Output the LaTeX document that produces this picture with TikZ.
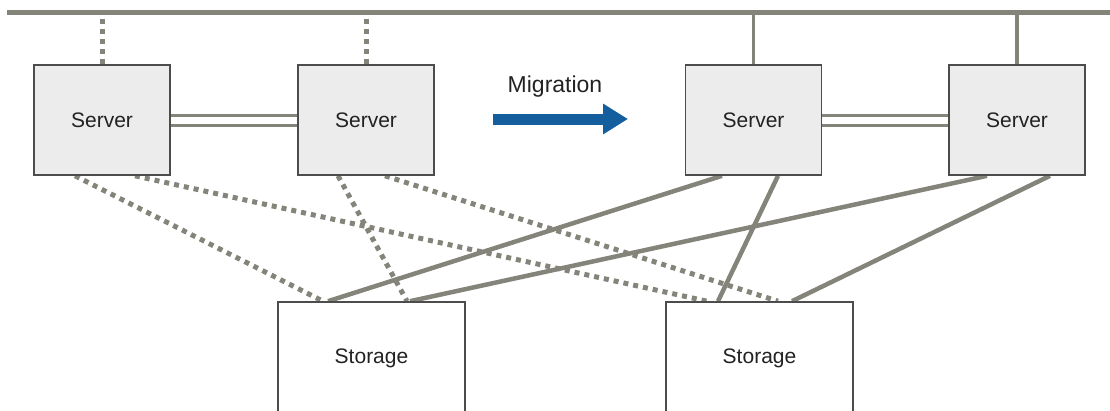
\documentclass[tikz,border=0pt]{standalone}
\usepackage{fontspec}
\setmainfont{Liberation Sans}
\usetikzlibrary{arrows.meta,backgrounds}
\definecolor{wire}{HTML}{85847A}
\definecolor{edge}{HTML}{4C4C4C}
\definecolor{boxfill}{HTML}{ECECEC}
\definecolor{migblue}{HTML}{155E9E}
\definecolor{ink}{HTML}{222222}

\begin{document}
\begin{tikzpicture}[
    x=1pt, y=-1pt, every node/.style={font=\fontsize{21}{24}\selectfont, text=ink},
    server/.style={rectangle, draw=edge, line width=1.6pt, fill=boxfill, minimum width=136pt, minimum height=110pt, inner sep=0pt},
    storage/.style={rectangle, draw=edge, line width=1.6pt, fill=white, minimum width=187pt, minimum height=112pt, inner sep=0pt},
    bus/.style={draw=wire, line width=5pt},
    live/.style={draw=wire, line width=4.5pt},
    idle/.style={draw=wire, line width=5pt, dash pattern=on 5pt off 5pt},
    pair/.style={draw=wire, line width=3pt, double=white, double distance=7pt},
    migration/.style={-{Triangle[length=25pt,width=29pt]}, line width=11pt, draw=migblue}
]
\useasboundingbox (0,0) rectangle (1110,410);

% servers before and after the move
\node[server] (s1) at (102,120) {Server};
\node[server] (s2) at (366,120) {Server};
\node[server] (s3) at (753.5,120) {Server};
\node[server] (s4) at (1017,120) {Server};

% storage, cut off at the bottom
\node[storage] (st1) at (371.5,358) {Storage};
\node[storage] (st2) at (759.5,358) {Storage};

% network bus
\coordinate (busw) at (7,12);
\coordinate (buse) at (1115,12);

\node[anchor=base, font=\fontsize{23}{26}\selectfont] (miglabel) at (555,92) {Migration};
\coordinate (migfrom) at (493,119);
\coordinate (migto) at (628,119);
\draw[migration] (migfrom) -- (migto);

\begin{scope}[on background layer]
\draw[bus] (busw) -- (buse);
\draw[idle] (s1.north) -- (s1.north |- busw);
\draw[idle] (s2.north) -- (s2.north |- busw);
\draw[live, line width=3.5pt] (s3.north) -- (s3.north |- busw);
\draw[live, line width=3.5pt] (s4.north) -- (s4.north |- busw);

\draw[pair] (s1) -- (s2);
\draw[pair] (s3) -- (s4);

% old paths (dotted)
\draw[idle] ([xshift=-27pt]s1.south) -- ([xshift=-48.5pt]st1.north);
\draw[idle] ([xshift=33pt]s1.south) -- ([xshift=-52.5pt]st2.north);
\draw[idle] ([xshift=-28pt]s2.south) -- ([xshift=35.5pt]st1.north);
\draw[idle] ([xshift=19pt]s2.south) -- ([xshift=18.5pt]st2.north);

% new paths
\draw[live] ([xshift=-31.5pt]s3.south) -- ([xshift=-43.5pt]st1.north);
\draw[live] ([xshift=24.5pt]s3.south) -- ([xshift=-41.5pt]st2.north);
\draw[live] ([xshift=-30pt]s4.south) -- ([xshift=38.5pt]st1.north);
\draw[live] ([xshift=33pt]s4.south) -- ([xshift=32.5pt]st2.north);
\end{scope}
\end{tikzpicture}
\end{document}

§ Set problem: Using the material above, return every line exactly as it appears, minus the pictures.

§ Task solution:
Output the LaTeX document that produces this picture with TikZ.
\documentclass[tikz,border=0pt]{standalone}
\usepackage{fontspec}
\setmainfont{Liberation Sans}
\usetikzlibrary{arrows.meta,backgrounds}
\definecolor{wire}{HTML}{85847A}
\definecolor{edge}{HTML}{4C4C4C}
\definecolor{boxfill}{HTML}{ECECEC}
\definecolor{migblue}{HTML}{155E9E}
\definecolor{ink}{HTML}{222222}

\begin{document}
\begin{tikzpicture}[
    x=1pt, y=-1pt, every node/.style={font=\fontsize{21}{24}\selectfont, text=ink},
    server/.style={rectangle, draw=edge, line width=1.6pt, fill=boxfill, minimum width=136pt, minimum height=110pt, inner sep=0pt},
    storage/.style={rectangle, draw=edge, line width=1.6pt, fill=white, minimum width=187pt, minimum height=112pt, inner sep=0pt},
    bus/.style={draw=wire, line width=5pt},
    live/.style={draw=wire, line width=4.5pt},
    idle/.style={draw=wire, line width=5pt, dash pattern=on 5pt off 5pt},
    pair/.style={draw=wire, line width=3pt, double=white, double distance=7pt},
    migration/.style={-{Triangle[length=25pt,width=29pt]}, line width=11pt, draw=migblue}
]
\useasboundingbox (0,0) rectangle (1110,410);

% servers before and after the move
\node[server] (s1) at (102,120) {Server};
\node[server] (s2) at (366,120) {Server};
\node[server] (s3) at (753.5,120) {Server};
\node[server] (s4) at (1017,120) {Server};

% storage, cut off at the bottom
\node[storage] (st1) at (371.5,358) {Storage};
\node[storage] (st2) at (759.5,358) {Storage};

% network bus
\coordinate (busw) at (7,12);
\coordinate (buse) at (1115,12);

\node[anchor=base, font=\fontsize{23}{26}\selectfont] (miglabel) at (555,92) {Migration};
\coordinate (migfrom) at (493,119);
\coordinate (migto) at (628,119);
\draw[migration] (migfrom) -- (migto);

\begin{scope}[on background layer]
\draw[bus] (busw) -- (buse);
\draw[idle] (s1.north) -- (s1.north |- busw);
\draw[idle] (s2.north) -- (s2.north |- busw);
\draw[live, line width=3.5pt] (s3.north) -- (s3.north |- busw);
\draw[live, line width=3.5pt] (s4.north) -- (s4.north |- busw);

\draw[pair] (s1) -- (s2);
\draw[pair] (s3) -- (s4);

% old paths (dotted)
\draw[idle] ([xshift=-27pt]s1.south) -- ([xshift=-48.5pt]st1.north);
\draw[idle] ([xshift=33pt]s1.south) -- ([xshift=-52.5pt]st2.north);
\draw[idle] ([xshift=-28pt]s2.south) -- ([xshift=35.5pt]st1.north);
\draw[idle] ([xshift=19pt]s2.south) -- ([xshift=18.5pt]st2.north);

% new paths
\draw[live] ([xshift=-31.5pt]s3.south) -- ([xshift=-43.5pt]st1.north);
\draw[live] ([xshift=24.5pt]s3.south) -- ([xshift=-41.5pt]st2.north);
\draw[live] ([xshift=-30pt]s4.south) -- ([xshift=38.5pt]st1.north);
\draw[live] ([xshift=33pt]s4.south) -- ([xshift=32.5pt]st2.north);
\end{scope}
\end{tikzpicture}
\end{document}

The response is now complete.